Carlos Hyde, for all his ability and past college performance, hasn’t done anything of note in the NFL.

I love his tape, I love his build, I love what he’s done in the preseason and I love his skillset. But there have been many players who looked the part and just couldn’t make the leap to the next level. You also have to remember that at Ohio State he ran behind possibly the best offensive line in the country. Now, he has to deal with the aforementioned greatly weakened 49ers offensive line and has to do it for a very green coaching staff and a defense that may put his team in deficits where they’re forced to pass.

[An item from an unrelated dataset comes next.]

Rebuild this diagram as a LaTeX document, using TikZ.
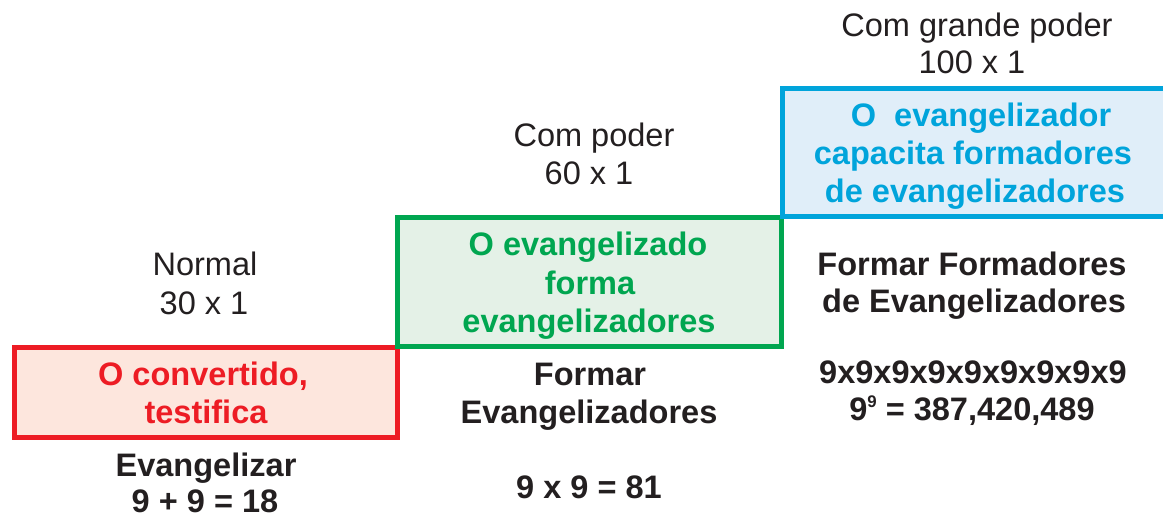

We get excited about players like Hyde and that’s understandable. Just watch some of that tape and you’ll see. But the NFL is for the best of the best and sometimes even the most talented college players can’t make it in the show. It’s not that I think Hyde is going to be a bust, but his current price pre-supposes he’s already an RB1. Do yourself a favor, avoid annoying guys from high school and don’t overpay for a second year running back with a LOT left to prove.